:: GIVEN TASK ::
Starting at the first line of the listing below, retype each line up to and including the one that contains "plt.rcParams['text.color'] = 'black'". Leave pictures out.

* Begin SUPPLIED RECORDS *

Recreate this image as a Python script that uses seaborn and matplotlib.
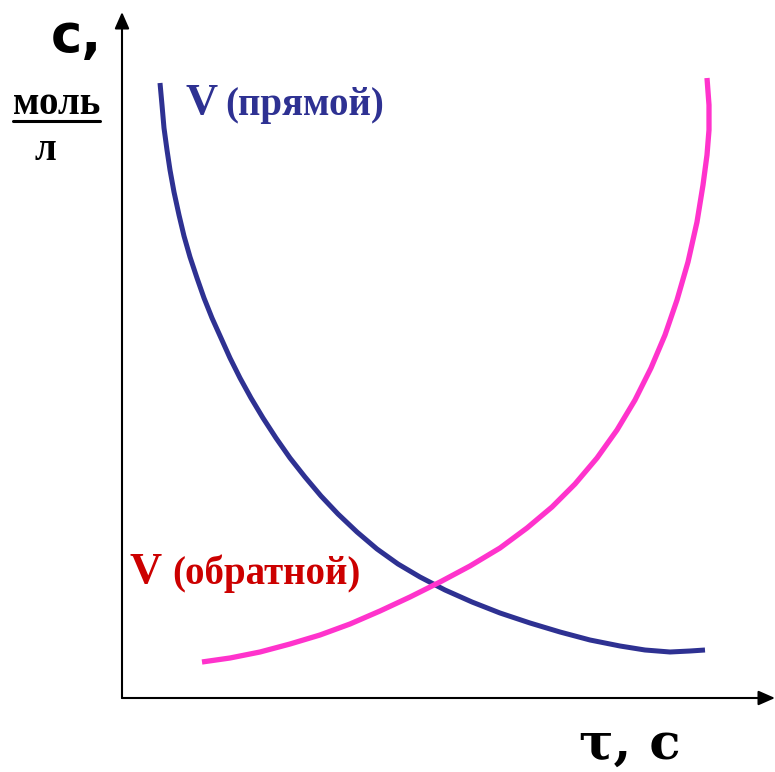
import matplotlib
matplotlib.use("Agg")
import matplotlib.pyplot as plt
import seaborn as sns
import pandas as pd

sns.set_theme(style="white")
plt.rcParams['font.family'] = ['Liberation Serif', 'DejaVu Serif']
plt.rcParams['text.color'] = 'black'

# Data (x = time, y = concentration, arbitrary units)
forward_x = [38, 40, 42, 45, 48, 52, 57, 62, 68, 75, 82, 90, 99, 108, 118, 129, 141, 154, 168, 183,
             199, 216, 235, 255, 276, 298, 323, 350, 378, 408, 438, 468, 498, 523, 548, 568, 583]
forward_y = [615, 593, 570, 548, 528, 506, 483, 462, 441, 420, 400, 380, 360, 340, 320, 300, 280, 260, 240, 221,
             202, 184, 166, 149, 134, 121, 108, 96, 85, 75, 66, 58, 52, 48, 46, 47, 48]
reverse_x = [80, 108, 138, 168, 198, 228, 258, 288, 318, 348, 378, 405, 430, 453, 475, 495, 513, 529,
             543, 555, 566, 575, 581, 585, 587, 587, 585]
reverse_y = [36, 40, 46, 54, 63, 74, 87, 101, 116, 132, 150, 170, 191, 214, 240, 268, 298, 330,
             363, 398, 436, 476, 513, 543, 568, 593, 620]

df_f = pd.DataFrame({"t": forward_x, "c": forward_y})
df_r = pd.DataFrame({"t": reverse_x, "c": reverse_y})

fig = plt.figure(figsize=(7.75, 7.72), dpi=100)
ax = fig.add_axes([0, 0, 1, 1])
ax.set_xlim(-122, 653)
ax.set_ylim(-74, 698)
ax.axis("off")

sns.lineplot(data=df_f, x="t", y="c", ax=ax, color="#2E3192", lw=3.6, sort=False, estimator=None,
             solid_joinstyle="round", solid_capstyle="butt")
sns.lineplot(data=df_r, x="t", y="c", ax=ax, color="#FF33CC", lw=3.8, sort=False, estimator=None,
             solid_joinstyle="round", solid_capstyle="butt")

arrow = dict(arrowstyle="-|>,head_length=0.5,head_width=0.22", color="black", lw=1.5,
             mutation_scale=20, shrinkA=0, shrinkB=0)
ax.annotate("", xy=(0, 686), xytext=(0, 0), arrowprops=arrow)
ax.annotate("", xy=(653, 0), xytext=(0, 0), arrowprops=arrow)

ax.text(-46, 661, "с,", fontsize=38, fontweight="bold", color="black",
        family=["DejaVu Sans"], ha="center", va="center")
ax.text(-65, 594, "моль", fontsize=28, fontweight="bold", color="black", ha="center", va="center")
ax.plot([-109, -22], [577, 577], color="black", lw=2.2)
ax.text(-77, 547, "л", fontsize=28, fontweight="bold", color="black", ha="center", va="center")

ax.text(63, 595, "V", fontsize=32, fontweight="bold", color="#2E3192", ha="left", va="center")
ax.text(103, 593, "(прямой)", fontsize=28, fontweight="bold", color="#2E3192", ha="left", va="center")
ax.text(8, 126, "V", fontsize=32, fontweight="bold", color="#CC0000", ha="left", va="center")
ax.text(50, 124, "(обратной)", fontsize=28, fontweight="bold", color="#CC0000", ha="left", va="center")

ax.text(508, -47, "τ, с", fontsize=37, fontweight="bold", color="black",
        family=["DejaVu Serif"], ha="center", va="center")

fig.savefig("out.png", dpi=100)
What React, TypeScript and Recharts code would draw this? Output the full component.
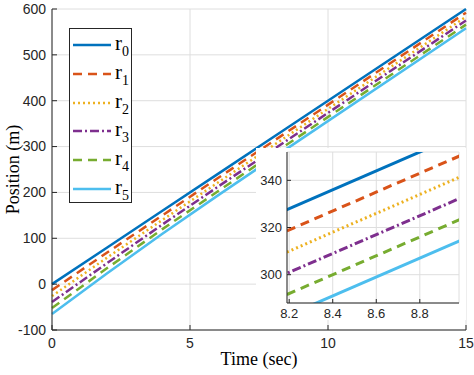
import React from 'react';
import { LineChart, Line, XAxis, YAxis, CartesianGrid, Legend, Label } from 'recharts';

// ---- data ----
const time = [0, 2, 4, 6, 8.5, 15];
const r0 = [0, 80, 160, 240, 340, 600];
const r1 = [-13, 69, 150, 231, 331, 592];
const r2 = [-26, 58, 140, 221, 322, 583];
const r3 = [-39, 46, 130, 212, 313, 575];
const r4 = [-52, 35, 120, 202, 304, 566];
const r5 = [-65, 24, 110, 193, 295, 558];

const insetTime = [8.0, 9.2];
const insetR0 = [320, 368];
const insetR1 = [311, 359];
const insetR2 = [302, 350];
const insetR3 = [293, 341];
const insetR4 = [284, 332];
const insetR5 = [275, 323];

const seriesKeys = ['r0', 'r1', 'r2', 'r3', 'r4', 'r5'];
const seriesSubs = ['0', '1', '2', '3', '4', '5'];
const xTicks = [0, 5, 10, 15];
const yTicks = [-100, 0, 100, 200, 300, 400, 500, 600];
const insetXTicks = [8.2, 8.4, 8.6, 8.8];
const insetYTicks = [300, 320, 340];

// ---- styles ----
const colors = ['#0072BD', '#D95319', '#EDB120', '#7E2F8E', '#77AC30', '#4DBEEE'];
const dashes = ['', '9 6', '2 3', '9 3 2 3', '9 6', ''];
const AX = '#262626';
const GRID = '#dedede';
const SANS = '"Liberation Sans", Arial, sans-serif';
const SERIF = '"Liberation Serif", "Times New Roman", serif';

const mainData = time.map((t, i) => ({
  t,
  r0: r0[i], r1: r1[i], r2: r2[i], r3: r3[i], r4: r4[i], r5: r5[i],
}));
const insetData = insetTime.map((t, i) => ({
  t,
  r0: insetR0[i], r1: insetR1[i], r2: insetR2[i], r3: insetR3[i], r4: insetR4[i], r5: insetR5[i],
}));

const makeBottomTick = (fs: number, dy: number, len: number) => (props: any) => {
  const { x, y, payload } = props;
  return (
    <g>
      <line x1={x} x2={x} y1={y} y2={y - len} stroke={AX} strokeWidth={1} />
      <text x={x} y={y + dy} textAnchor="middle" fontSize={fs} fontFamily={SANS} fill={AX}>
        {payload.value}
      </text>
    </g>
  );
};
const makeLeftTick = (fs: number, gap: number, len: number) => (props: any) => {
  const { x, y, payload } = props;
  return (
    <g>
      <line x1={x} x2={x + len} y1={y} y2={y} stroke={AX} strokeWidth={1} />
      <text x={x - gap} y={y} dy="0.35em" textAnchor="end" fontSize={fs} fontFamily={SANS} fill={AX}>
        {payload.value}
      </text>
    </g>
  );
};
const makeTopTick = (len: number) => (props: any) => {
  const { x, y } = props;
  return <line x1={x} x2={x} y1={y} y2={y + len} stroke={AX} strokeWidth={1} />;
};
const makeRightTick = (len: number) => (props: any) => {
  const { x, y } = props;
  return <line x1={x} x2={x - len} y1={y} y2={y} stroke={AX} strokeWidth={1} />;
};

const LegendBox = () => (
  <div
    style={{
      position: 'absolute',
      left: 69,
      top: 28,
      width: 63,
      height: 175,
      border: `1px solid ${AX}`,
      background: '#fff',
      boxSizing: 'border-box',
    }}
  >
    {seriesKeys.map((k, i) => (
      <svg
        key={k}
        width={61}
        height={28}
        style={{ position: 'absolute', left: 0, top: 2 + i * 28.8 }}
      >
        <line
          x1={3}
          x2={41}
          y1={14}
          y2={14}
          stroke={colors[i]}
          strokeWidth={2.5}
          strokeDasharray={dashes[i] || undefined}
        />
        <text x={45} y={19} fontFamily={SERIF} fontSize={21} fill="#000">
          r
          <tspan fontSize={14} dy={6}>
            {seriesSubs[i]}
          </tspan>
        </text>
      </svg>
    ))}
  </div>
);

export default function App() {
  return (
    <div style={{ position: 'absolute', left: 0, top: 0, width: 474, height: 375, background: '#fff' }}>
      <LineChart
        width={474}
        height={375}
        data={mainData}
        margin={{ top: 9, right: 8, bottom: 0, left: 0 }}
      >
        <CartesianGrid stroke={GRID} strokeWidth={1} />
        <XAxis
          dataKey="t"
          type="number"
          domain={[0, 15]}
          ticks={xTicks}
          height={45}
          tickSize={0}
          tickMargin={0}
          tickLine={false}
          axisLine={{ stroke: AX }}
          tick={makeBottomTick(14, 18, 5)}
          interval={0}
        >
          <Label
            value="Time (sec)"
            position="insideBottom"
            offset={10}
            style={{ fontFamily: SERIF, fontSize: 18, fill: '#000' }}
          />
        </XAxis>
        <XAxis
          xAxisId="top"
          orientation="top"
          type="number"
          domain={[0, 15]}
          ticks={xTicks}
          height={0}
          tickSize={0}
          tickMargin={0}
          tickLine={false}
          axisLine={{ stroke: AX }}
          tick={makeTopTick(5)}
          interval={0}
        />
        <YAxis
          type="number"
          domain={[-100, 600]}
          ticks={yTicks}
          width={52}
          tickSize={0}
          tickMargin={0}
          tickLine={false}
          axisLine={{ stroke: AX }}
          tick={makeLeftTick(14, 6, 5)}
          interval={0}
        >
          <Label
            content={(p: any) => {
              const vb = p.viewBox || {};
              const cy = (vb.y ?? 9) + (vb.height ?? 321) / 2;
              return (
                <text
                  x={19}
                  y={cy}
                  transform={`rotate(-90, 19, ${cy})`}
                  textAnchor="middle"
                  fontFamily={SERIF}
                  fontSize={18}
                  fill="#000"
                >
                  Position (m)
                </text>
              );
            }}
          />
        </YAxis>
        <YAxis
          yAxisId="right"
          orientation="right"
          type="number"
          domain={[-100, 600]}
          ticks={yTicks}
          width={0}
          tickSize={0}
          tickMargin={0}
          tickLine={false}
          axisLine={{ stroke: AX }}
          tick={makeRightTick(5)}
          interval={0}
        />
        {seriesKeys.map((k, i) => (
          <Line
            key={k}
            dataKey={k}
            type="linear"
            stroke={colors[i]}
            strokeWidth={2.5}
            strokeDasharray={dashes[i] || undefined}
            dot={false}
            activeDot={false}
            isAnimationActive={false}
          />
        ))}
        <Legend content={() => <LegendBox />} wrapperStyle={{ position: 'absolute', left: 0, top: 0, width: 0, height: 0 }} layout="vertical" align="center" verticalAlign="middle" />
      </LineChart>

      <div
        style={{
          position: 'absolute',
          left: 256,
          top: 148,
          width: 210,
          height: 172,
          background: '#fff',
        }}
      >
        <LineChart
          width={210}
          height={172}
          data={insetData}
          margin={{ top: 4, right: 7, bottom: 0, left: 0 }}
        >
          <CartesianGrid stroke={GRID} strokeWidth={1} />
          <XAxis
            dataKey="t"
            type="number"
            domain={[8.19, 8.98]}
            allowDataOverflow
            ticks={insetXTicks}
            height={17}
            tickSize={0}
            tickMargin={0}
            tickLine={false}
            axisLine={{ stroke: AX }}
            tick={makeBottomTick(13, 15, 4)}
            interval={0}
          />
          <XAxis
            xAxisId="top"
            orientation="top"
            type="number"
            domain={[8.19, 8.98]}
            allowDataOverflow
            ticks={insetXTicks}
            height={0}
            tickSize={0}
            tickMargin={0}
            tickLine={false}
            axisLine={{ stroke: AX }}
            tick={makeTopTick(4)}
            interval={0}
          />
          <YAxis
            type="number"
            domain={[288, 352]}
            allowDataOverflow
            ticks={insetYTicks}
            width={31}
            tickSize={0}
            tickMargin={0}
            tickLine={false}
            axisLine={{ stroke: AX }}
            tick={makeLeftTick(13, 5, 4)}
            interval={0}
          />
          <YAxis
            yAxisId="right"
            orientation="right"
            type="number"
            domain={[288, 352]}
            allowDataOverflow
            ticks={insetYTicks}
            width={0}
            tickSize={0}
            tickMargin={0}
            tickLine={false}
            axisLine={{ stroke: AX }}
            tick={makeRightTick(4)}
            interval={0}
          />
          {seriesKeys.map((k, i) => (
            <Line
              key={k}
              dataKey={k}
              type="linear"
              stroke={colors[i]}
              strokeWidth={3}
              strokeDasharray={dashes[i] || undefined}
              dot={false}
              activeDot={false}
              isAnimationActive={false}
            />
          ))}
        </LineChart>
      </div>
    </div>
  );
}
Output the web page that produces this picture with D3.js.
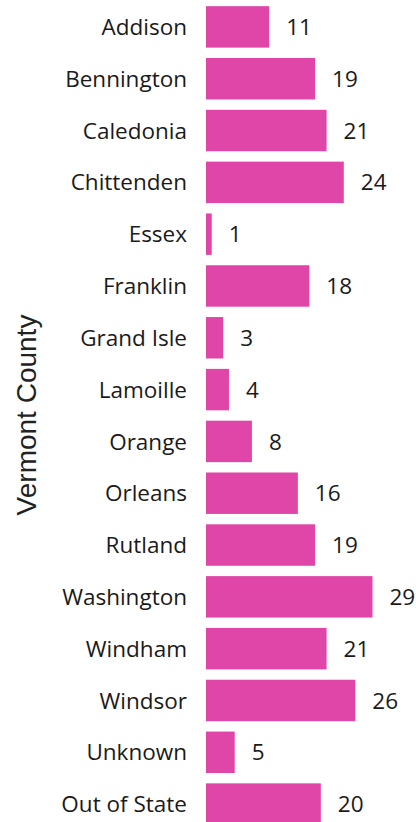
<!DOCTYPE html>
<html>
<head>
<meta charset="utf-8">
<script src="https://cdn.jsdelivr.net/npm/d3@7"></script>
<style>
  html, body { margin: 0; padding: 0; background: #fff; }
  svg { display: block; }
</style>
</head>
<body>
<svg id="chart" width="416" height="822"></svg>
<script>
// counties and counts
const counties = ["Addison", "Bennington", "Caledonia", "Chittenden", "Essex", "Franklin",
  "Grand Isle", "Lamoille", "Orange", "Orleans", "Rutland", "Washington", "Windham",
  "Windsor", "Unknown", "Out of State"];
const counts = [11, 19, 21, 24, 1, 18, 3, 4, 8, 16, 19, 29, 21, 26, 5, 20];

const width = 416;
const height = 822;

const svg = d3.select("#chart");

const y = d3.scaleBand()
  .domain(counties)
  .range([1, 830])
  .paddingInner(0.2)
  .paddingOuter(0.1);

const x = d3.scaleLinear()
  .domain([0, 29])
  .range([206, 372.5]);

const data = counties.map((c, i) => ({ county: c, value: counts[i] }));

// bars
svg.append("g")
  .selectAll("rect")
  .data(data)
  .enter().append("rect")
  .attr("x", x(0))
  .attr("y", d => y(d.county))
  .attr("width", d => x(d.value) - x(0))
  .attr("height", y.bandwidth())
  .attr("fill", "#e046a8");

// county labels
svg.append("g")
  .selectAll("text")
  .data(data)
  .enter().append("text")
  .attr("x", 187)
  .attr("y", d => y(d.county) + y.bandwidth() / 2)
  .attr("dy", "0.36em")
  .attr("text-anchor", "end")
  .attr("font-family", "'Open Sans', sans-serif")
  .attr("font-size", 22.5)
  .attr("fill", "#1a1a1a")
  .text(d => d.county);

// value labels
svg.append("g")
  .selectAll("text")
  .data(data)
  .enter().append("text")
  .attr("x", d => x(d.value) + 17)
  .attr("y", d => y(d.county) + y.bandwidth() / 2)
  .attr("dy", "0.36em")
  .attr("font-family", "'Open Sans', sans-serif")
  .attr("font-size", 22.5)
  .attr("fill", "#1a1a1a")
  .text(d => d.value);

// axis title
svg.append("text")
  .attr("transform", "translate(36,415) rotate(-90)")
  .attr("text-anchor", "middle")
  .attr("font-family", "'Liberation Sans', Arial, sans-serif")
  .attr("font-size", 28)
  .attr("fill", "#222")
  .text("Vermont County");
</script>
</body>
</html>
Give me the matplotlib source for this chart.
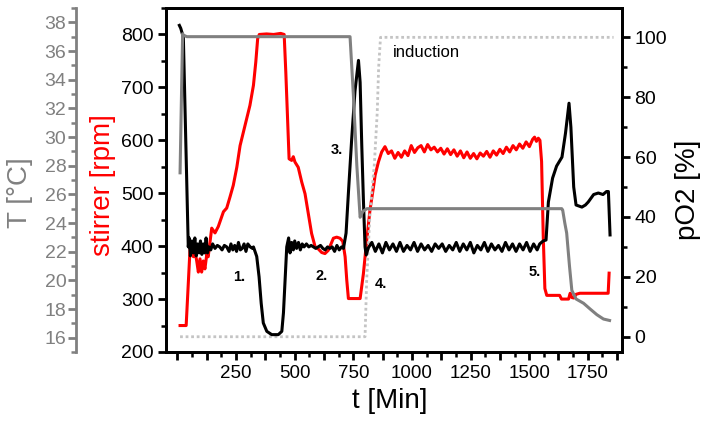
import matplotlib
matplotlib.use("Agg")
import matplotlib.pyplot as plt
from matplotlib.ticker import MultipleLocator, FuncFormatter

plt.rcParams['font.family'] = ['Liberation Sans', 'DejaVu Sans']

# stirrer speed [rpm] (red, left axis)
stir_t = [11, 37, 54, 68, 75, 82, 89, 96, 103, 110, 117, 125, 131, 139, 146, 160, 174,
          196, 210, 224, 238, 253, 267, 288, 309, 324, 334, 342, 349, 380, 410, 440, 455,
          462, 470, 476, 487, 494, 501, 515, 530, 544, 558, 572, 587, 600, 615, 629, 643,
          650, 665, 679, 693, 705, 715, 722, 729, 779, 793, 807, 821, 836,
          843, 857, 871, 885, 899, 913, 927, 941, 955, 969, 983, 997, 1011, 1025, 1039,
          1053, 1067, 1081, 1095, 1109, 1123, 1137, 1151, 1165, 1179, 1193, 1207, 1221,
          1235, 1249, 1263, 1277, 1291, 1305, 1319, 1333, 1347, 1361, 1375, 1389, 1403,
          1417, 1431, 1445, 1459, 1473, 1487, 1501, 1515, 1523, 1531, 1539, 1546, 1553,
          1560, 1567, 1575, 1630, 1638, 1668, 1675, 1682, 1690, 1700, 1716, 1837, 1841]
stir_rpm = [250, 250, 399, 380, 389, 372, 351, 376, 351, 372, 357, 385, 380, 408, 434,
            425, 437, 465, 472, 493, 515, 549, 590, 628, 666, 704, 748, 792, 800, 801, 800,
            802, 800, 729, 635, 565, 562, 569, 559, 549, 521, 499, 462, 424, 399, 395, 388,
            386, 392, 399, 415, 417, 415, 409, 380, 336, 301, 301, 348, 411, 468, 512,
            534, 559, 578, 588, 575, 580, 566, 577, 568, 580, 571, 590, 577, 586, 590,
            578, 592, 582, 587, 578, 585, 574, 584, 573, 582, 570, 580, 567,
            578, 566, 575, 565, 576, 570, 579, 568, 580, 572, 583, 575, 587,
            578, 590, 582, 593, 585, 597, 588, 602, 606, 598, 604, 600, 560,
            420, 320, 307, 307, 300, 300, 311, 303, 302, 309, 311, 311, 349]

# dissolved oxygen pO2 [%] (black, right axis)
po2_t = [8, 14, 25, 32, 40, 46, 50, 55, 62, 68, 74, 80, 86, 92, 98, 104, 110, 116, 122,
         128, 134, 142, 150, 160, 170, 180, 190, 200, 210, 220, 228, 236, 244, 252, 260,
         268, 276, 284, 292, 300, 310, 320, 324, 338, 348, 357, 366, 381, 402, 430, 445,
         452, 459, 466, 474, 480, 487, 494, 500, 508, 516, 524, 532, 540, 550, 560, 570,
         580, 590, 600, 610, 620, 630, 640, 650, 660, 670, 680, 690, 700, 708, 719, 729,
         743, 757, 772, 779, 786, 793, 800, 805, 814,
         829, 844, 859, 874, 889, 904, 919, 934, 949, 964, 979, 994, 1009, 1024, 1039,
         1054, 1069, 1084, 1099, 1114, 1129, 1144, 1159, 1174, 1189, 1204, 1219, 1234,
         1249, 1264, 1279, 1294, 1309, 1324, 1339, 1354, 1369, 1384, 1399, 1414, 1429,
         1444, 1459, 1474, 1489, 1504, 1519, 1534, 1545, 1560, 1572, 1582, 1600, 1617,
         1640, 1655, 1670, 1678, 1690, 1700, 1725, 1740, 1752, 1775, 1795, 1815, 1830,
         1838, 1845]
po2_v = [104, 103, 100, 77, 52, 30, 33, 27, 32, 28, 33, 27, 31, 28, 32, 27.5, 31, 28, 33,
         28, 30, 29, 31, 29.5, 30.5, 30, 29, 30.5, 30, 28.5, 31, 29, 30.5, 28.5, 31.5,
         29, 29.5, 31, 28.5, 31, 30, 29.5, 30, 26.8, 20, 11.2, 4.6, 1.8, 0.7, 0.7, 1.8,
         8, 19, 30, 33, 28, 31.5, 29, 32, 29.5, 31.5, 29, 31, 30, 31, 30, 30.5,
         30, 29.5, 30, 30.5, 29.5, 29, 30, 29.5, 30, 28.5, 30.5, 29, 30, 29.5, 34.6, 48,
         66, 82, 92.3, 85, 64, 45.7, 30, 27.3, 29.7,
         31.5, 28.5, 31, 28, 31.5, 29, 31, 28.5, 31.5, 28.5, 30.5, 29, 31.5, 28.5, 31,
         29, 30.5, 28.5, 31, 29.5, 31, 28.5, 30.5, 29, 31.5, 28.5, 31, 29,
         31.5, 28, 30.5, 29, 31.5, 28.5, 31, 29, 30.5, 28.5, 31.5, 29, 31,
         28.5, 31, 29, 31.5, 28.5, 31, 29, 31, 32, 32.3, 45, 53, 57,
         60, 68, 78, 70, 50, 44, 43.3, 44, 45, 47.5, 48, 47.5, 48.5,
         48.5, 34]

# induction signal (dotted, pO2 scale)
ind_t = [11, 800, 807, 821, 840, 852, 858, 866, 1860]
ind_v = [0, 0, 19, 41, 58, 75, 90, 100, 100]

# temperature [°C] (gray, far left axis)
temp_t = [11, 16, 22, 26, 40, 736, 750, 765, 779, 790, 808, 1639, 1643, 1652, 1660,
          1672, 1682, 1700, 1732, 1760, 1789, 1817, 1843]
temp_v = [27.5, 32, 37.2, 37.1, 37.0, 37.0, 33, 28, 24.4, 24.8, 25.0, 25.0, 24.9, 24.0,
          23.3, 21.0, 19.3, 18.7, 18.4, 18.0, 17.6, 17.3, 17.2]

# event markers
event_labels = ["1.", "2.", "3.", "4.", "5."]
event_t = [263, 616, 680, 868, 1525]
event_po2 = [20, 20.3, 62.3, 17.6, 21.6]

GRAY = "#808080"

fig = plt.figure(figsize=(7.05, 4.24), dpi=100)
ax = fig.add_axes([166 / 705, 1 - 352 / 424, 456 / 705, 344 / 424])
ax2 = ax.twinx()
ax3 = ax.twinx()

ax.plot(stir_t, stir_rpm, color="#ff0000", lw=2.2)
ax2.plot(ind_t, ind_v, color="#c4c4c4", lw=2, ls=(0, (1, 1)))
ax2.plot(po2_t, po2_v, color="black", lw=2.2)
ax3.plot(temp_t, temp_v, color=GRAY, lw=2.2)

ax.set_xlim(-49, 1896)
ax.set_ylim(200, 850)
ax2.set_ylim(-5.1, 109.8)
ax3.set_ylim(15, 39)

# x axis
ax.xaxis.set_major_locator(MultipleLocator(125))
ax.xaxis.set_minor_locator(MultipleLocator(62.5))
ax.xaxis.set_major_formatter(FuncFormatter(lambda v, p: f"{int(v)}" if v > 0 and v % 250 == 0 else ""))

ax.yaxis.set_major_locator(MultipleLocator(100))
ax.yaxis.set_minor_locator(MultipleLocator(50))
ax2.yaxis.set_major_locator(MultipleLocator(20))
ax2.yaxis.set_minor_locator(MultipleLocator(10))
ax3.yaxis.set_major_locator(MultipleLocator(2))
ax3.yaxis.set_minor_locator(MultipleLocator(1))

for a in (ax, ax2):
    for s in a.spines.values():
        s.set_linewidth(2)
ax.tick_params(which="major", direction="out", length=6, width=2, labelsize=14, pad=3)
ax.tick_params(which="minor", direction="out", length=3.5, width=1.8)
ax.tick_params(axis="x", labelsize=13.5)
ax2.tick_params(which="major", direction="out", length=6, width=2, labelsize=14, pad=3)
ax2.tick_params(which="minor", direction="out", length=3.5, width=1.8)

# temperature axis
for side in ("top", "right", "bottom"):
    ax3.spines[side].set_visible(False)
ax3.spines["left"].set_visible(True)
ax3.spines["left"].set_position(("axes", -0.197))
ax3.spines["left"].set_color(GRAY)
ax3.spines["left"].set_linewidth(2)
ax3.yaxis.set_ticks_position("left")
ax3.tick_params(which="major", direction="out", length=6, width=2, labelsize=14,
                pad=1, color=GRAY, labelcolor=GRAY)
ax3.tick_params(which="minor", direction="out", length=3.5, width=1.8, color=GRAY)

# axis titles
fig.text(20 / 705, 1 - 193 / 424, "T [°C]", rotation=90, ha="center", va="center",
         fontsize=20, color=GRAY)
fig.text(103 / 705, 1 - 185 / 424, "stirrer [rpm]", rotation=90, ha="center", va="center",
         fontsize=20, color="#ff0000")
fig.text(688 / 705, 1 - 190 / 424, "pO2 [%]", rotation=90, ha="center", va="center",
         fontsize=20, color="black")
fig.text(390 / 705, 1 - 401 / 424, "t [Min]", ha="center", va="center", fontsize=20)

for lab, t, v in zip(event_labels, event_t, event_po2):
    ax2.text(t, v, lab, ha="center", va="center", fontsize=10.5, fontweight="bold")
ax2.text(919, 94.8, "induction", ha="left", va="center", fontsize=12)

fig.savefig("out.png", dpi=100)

* End SUPPLIED RECORDS *

:: SOLVED EXERCISE ::
Recreate this image as a Python script that uses seaborn and matplotlib.
import matplotlib
matplotlib.use("Agg")
import matplotlib.pyplot as plt
import seaborn as sns
import pandas as pd

sns.set_theme(style="white")
plt.rcParams['font.family'] = ['Liberation Serif', 'DejaVu Serif']
plt.rcParams['text.color'] = 'black'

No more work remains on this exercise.